* _Problem to solve_: Only a number is wanted here: the number of lines of the data that include "this".

* _Exercise input_:
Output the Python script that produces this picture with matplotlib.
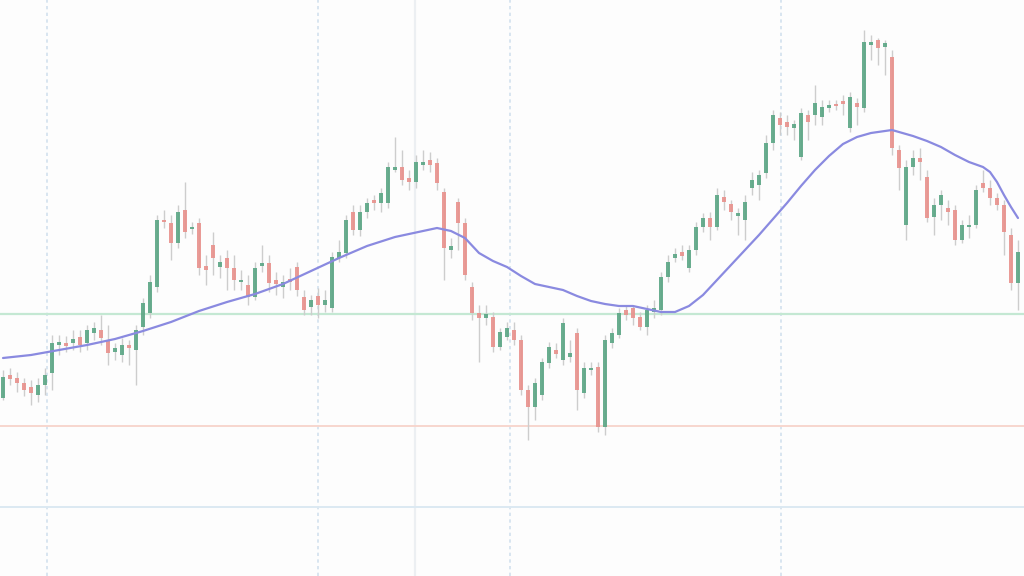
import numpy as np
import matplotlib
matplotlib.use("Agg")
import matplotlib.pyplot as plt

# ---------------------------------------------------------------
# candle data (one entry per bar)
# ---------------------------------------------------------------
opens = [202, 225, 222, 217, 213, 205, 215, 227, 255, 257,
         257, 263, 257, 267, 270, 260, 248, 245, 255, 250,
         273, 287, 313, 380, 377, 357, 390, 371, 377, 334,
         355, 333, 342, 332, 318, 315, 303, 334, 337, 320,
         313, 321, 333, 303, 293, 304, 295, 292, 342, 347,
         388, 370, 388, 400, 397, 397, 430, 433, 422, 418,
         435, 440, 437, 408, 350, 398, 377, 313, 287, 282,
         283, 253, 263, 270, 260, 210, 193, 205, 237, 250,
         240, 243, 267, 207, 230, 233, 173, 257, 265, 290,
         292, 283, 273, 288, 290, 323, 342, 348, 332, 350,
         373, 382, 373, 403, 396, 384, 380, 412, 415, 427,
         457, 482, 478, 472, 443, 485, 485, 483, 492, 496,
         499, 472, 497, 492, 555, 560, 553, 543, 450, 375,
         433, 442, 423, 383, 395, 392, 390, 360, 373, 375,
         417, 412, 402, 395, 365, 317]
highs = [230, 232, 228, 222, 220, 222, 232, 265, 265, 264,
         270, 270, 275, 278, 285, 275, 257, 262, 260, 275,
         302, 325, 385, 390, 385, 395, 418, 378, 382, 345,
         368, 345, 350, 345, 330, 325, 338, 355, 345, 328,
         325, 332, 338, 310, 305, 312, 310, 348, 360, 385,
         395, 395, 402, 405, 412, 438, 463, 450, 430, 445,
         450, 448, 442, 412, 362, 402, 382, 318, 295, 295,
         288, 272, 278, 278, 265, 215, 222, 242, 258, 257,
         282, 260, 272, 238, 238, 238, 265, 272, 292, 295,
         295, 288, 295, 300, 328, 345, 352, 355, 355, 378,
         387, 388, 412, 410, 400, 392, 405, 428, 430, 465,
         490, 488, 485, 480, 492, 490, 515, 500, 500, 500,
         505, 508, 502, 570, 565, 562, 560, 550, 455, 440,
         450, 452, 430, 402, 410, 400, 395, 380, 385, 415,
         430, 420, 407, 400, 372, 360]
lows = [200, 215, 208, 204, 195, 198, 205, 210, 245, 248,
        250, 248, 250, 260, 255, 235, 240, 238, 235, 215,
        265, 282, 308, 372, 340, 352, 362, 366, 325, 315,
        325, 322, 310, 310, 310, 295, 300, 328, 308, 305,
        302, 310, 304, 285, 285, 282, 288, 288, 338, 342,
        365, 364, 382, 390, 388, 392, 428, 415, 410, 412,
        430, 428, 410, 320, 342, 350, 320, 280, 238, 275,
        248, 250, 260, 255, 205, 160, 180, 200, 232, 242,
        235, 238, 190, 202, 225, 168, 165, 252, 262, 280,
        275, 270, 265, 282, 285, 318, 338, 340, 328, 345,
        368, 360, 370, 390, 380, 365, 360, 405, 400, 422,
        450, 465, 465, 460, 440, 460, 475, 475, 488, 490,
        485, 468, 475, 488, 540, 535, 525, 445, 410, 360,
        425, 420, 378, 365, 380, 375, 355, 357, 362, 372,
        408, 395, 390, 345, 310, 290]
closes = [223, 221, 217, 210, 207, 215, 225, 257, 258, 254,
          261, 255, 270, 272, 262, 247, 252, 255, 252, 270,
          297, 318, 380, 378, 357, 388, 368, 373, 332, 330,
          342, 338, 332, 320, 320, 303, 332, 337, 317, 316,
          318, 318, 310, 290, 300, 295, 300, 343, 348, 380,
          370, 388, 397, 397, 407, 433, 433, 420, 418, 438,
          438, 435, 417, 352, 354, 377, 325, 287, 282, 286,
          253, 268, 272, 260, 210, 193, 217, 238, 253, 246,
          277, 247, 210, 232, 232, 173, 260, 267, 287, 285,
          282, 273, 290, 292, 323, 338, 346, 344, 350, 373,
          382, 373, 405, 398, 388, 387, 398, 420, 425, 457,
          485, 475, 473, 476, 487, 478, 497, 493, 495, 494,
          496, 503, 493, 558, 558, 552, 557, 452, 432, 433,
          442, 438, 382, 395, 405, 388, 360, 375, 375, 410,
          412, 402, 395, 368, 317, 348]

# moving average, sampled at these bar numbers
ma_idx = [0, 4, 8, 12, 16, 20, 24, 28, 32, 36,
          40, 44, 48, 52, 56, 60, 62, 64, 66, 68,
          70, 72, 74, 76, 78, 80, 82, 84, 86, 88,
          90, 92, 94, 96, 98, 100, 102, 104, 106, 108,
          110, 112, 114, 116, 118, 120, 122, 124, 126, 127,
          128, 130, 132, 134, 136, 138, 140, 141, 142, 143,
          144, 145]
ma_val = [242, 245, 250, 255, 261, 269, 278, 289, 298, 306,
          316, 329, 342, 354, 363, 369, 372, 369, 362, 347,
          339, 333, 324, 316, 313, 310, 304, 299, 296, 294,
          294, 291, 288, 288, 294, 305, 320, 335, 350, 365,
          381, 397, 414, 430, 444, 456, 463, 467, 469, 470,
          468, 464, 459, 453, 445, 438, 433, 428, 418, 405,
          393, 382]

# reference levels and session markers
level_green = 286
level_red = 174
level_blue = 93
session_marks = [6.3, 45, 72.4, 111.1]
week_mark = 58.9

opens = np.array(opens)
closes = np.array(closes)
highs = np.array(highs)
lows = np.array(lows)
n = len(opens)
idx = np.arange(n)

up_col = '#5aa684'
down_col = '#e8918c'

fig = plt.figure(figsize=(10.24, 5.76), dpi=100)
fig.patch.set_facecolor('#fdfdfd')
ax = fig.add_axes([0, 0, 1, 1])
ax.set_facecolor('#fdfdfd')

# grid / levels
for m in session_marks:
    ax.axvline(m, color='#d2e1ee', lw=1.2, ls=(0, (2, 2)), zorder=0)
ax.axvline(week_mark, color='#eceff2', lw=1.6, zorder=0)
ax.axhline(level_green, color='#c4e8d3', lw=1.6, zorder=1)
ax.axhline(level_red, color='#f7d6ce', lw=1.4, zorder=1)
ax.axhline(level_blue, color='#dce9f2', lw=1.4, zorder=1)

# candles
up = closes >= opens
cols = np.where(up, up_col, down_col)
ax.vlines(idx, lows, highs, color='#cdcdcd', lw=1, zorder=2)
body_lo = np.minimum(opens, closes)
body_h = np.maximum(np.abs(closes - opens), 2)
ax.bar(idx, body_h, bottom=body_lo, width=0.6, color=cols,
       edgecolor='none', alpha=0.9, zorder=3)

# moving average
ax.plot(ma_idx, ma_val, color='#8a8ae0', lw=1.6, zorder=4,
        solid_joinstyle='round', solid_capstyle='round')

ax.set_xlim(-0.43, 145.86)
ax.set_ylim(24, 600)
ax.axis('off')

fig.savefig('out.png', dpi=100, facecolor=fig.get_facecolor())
---
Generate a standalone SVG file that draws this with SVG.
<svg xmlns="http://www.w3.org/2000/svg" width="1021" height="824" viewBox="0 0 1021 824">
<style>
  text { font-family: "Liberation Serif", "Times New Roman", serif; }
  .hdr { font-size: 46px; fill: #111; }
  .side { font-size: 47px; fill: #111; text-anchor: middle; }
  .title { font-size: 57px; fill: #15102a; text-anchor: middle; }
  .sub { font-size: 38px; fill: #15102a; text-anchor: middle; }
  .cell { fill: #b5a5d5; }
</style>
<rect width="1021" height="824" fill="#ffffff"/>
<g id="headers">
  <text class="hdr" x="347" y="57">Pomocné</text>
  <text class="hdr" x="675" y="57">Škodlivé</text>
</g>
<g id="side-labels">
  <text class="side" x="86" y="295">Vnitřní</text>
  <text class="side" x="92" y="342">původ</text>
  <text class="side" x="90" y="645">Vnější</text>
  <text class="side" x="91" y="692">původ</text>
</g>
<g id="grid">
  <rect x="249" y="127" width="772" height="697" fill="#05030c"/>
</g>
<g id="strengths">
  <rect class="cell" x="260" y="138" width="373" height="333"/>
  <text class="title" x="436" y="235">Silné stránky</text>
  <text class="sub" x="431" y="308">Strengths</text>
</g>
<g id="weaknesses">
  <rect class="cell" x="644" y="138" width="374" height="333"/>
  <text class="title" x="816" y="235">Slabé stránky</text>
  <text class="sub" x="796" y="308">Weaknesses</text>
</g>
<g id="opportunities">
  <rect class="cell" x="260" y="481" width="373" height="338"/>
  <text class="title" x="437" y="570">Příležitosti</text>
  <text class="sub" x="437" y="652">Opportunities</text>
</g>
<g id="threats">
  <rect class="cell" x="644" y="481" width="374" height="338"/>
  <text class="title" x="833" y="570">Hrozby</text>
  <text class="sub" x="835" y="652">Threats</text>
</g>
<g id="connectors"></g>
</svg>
---
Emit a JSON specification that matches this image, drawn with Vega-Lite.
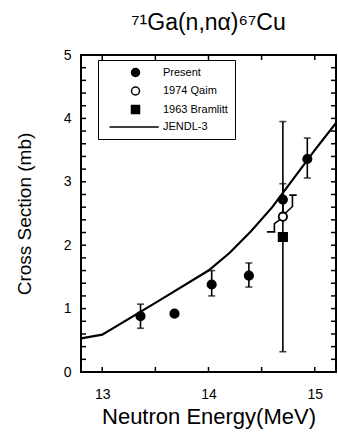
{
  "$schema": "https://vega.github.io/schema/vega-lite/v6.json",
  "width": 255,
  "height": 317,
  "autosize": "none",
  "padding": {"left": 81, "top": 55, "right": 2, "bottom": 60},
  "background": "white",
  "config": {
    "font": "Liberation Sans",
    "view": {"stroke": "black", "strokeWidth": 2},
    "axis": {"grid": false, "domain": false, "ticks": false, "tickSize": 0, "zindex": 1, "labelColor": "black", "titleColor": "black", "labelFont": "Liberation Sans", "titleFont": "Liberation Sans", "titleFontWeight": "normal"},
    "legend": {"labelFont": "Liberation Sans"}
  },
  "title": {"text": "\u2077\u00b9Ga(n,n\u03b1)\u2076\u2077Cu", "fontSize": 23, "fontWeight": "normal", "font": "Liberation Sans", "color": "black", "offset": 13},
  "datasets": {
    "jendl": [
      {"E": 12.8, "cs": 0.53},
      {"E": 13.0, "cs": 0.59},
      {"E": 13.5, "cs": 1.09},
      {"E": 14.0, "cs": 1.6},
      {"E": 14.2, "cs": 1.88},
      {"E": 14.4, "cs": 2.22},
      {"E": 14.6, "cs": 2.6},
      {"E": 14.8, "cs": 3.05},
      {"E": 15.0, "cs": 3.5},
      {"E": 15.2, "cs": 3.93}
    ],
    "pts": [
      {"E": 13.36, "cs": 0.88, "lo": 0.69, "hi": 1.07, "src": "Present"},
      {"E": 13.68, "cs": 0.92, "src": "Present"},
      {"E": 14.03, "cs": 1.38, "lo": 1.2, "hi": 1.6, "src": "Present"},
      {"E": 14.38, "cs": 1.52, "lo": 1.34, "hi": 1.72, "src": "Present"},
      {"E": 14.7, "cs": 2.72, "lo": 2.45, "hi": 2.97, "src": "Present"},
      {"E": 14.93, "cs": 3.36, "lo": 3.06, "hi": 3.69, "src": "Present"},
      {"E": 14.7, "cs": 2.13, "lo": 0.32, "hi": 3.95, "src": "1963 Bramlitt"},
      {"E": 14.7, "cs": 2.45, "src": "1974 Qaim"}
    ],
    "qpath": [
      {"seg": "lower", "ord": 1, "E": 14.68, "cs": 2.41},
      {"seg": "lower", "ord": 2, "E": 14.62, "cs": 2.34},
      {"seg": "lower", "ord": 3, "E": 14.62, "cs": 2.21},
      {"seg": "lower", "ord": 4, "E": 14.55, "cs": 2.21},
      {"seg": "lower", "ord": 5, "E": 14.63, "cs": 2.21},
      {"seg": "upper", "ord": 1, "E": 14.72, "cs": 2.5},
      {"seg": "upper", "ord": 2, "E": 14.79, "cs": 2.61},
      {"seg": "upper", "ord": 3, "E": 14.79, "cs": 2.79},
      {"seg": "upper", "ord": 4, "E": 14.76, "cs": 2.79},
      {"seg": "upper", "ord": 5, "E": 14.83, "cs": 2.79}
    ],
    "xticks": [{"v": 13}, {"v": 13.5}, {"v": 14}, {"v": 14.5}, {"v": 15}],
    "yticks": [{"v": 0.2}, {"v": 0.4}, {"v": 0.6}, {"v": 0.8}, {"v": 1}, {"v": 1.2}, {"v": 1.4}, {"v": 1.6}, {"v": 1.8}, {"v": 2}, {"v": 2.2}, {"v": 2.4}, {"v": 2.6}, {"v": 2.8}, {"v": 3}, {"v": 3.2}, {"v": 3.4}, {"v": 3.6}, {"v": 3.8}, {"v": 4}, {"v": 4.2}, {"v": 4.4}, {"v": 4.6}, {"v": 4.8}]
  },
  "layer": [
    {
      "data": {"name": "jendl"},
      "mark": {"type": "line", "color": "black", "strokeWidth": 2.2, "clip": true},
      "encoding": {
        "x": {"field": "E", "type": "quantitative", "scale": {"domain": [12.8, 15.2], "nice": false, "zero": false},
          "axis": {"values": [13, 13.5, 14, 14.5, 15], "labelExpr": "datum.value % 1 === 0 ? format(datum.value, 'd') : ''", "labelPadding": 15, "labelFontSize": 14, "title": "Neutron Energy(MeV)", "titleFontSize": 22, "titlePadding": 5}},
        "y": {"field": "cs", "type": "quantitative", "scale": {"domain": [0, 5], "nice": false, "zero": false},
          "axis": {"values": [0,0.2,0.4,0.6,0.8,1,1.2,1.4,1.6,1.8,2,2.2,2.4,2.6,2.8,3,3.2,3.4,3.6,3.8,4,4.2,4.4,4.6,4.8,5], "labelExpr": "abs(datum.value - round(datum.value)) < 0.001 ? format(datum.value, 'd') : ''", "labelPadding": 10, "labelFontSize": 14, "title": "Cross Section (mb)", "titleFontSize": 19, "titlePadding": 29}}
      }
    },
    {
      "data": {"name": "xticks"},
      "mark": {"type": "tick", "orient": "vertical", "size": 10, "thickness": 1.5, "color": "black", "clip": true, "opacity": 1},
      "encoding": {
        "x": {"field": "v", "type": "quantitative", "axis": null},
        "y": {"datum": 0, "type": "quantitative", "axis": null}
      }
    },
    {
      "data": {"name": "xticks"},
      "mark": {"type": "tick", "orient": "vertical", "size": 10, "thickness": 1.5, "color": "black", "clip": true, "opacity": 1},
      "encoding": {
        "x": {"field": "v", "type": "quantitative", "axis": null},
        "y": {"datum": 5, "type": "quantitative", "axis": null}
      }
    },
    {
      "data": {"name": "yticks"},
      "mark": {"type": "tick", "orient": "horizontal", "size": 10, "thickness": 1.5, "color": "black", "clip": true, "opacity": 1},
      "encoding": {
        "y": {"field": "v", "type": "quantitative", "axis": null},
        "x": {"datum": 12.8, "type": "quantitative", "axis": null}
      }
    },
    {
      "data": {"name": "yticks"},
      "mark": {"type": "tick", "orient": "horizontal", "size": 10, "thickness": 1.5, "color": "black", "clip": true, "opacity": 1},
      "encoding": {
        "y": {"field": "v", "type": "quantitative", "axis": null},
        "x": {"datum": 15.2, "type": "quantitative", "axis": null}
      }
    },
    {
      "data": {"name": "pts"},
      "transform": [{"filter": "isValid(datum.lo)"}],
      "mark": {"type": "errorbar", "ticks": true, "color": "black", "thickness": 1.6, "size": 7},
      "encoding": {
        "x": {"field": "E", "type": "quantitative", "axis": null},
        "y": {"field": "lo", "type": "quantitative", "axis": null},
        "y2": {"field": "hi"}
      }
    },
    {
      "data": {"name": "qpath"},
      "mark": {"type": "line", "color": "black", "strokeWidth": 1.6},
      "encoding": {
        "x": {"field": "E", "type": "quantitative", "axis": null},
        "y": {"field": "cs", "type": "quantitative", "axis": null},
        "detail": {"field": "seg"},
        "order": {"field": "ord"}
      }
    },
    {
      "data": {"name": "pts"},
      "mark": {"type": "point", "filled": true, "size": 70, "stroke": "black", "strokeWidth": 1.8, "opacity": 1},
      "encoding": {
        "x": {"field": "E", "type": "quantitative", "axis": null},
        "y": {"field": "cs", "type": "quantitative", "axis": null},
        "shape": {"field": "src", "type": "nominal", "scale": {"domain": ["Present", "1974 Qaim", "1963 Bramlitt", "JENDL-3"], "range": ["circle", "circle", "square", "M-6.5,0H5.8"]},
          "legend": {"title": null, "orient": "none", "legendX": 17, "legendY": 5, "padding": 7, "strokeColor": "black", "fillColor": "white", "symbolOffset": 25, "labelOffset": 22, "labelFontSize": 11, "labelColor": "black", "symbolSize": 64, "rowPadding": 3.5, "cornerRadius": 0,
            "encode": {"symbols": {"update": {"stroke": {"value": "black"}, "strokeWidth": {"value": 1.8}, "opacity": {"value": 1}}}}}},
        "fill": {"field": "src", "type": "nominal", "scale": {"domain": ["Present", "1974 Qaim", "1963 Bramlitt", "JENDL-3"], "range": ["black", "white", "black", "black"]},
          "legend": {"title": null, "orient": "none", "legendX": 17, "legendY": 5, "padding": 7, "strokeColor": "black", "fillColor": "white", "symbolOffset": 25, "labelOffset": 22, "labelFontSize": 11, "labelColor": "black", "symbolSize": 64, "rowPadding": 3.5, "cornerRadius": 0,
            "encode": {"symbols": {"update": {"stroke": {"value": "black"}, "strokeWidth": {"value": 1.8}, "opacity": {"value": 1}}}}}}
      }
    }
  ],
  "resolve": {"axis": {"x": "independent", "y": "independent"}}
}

* _Complete answer_: 3